**Request**
Pictures stay out of the copy; set down each line of the listing below exactly.

──────

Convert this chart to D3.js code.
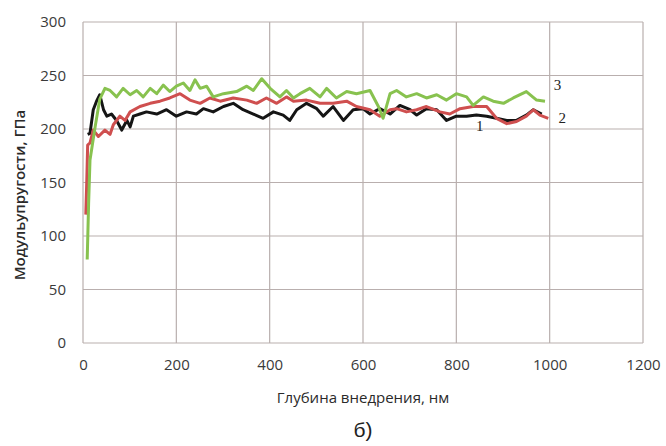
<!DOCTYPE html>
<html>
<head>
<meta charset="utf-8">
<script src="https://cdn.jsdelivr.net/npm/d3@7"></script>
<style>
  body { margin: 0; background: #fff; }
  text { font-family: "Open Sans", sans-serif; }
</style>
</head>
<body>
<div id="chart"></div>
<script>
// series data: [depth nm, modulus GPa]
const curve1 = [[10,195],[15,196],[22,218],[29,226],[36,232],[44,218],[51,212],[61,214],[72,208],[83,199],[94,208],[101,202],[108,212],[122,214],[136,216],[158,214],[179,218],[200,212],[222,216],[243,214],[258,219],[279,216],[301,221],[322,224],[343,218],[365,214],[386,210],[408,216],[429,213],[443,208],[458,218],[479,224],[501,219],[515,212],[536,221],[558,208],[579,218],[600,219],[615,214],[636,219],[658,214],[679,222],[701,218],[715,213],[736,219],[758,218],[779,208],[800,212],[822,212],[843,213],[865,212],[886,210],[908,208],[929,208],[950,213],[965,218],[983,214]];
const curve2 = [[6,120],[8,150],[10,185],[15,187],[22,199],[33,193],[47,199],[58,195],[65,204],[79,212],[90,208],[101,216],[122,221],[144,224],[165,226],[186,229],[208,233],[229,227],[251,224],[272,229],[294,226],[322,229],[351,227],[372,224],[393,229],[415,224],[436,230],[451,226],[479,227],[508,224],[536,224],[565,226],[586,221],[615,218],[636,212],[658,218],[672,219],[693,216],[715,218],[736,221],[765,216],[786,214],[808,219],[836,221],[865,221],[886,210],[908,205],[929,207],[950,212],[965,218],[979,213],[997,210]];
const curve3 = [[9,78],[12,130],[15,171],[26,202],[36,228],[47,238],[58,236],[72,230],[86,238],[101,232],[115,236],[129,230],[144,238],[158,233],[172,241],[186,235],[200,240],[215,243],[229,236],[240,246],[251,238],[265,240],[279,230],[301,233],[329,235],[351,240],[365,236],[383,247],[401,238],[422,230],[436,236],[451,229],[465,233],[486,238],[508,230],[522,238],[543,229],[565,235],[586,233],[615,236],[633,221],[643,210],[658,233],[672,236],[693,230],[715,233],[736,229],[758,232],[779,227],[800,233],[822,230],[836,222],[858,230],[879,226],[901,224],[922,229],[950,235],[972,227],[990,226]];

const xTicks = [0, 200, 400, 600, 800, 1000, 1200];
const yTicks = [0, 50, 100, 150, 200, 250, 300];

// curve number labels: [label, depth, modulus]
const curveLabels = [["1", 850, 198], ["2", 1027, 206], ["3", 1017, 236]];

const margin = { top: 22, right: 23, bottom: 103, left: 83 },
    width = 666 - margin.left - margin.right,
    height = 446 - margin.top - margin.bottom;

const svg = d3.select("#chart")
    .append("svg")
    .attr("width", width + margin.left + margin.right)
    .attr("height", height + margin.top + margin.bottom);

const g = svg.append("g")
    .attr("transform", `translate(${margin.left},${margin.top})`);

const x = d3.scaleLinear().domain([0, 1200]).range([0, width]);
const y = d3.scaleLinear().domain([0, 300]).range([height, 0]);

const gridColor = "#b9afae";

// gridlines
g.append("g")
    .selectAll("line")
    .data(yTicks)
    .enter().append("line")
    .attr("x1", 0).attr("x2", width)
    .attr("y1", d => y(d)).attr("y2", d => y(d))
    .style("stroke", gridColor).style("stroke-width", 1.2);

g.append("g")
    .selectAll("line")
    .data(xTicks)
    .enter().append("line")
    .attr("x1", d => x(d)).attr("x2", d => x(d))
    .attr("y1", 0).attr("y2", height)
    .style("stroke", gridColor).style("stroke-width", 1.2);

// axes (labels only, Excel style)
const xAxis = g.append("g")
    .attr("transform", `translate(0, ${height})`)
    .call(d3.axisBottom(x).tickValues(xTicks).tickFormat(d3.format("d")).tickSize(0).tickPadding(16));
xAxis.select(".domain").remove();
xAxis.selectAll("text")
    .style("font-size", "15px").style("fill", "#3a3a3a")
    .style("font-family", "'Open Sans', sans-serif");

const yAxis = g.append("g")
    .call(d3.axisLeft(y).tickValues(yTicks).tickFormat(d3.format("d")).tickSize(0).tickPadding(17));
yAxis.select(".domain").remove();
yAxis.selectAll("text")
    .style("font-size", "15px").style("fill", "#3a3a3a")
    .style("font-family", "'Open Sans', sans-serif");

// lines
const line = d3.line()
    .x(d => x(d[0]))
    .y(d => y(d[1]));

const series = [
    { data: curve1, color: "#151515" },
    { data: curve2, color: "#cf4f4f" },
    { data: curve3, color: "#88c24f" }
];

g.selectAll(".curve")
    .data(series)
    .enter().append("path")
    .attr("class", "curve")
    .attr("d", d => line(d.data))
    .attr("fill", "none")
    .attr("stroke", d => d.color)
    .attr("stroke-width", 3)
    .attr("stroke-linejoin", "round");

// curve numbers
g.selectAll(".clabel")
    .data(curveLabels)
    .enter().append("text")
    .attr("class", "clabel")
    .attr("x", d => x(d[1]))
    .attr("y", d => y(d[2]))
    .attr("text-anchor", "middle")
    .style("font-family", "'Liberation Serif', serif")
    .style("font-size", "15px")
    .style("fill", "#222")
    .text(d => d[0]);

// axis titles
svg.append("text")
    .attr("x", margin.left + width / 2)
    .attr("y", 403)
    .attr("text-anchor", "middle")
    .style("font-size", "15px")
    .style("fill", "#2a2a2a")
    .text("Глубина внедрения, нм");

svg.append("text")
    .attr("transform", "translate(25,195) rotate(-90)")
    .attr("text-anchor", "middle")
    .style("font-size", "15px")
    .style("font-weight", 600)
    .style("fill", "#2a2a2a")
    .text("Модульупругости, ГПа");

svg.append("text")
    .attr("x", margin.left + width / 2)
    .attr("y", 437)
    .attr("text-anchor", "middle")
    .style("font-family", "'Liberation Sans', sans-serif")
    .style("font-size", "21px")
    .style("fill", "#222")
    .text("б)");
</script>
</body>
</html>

──────

**Result of the exercise**
Convert this chart to D3.js code.
<!DOCTYPE html>
<html>
<head>
<meta charset="utf-8">
<script src="https://cdn.jsdelivr.net/npm/d3@7"></script>
<style>
  body { margin: 0; background: #fff; }
  text { font-family: "Open Sans", sans-serif; }
</style>
</head>
<body>
<div id="chart"></div>
<script>
// series data: [depth nm, modulus GPa]
const curve1 = [[10,195],[15,196],[22,218],[29,226],[36,232],[44,218],[51,212],[61,214],[72,208],[83,199],[94,208],[101,202],[108,212],[122,214],[136,216],[158,214],[179,218],[200,212],[222,216],[243,214],[258,219],[279,216],[301,221],[322,224],[343,218],[365,214],[386,210],[408,216],[429,213],[443,208],[458,218],[479,224],[501,219],[515,212],[536,221],[558,208],[579,218],[600,219],[615,214],[636,219],[658,214],[679,222],[701,218],[715,213],[736,219],[758,218],[779,208],[800,212],[822,212],[843,213],[865,212],[886,210],[908,208],[929,208],[950,213],[965,218],[983,214]];
const curve2 = [[6,120],[8,150],[10,185],[15,187],[22,199],[33,193],[47,199],[58,195],[65,204],[79,212],[90,208],[101,216],[122,221],[144,224],[165,226],[186,229],[208,233],[229,227],[251,224],[272,229],[294,226],[322,229],[351,227],[372,224],[393,229],[415,224],[436,230],[451,226],[479,227],[508,224],[536,224],[565,226],[586,221],[615,218],[636,212],[658,218],[672,219],[693,216],[715,218],[736,221],[765,216],[786,214],[808,219],[836,221],[865,221],[886,210],[908,205],[929,207],[950,212],[965,218],[979,213],[997,210]];
const curve3 = [[9,78],[12,130],[15,171],[26,202],[36,228],[47,238],[58,236],[72,230],[86,238],[101,232],[115,236],[129,230],[144,238],[158,233],[172,241],[186,235],[200,240],[215,243],[229,236],[240,246],[251,238],[265,240],[279,230],[301,233],[329,235],[351,240],[365,236],[383,247],[401,238],[422,230],[436,236],[451,229],[465,233],[486,238],[508,230],[522,238],[543,229],[565,235],[586,233],[615,236],[633,221],[643,210],[658,233],[672,236],[693,230],[715,233],[736,229],[758,232],[779,227],[800,233],[822,230],[836,222],[858,230],[879,226],[901,224],[922,229],[950,235],[972,227],[990,226]];

const xTicks = [0, 200, 400, 600, 800, 1000, 1200];
const yTicks = [0, 50, 100, 150, 200, 250, 300];

// curve number labels: [label, depth, modulus]
const curveLabels = [["1", 850, 198], ["2", 1027, 206], ["3", 1017, 236]];

const margin = { top: 22, right: 23, bottom: 103, left: 83 },
    width = 666 - margin.left - margin.right,
    height = 446 - margin.top - margin.bottom;

const svg = d3.select("#chart")
    .append("svg")
    .attr("width", width + margin.left + margin.right)
    .attr("height", height + margin.top + margin.bottom);

const g = svg.append("g")
    .attr("transform", `translate(${margin.left},${margin.top})`);

const x = d3.scaleLinear().domain([0, 1200]).range([0, width]);
const y = d3.scaleLinear().domain([0, 300]).range([height, 0]);

const gridColor = "#b9afae";

// gridlines
g.append("g")
    .selectAll("line")
    .data(yTicks)
    .enter().append("line")
    .attr("x1", 0).attr("x2", width)
    .attr("y1", d => y(d)).attr("y2", d => y(d))
    .style("stroke", gridColor).style("stroke-width", 1.2);

g.append("g")
    .selectAll("line")
    .data(xTicks)
    .enter().append("line")
    .attr("x1", d => x(d)).attr("x2", d => x(d))
    .attr("y1", 0).attr("y2", height)
    .style("stroke", gridColor).style("stroke-width", 1.2);

// axes (labels only, Excel style)
const xAxis = g.append("g")
    .attr("transform", `translate(0, ${height})`)
    .call(d3.axisBottom(x).tickValues(xTicks).tickFormat(d3.format("d")).tickSize(0).tickPadding(16));
xAxis.select(".domain").remove();
xAxis.selectAll("text")
    .style("font-size", "15px").style("fill", "#3a3a3a")
    .style("font-family", "'Open Sans', sans-serif");

const yAxis = g.append("g")
    .call(d3.axisLeft(y).tickValues(yTicks).tickFormat(d3.format("d")).tickSize(0).tickPadding(17));
yAxis.select(".domain").remove();
yAxis.selectAll("text")
    .style("font-size", "15px").style("fill", "#3a3a3a")
    .style("font-family", "'Open Sans', sans-serif");

// lines
const line = d3.line()
    .x(d => x(d[0]))
    .y(d => y(d[1]));

const series = [
    { data: curve1, color: "#151515" },
    { data: curve2, color: "#cf4f4f" },
    { data: curve3, color: "#88c24f" }
];

g.selectAll(".curve")
    .data(series)
    .enter().append("path")
    .attr("class", "curve")
    .attr("d", d => line(d.data))
    .attr("fill", "none")
    .attr("stroke", d => d.color)
    .attr("stroke-width", 3)
    .attr("stroke-linejoin", "round");

// curve numbers
g.selectAll(".clabel")
    .data(curveLabels)
    .enter().append("text")
    .attr("class", "clabel")
    .attr("x", d => x(d[1]))
    .attr("y", d => y(d[2]))
    .attr("text-anchor", "middle")
    .style("font-family", "'Liberation Serif', serif")
    .style("font-size", "15px")
    .style("fill", "#222")
    .text(d => d[0]);

// axis titles
svg.append("text")
    .attr("x", margin.left + width / 2)
    .attr("y", 403)
    .attr("text-anchor", "middle")
    .style("font-size", "15px")
    .style("fill", "#2a2a2a")
    .text("Глубина внедрения, нм");

svg.append("text")
    .attr("transform", "translate(25,195) rotate(-90)")
    .attr("text-anchor", "middle")
    .style("font-size", "15px")
    .style("font-weight", 600)
    .style("fill", "#2a2a2a")
    .text("Модульупругости, ГПа");

svg.append("text")
    .attr("x", margin.left + width / 2)
    .attr("y", 437)
    .attr("text-anchor", "middle")
    .style("font-family", "'Liberation Sans', sans-serif")
    .style("font-size", "21px")
    .style("fill", "#222")
    .text("б)");
</script>
</body>
</html>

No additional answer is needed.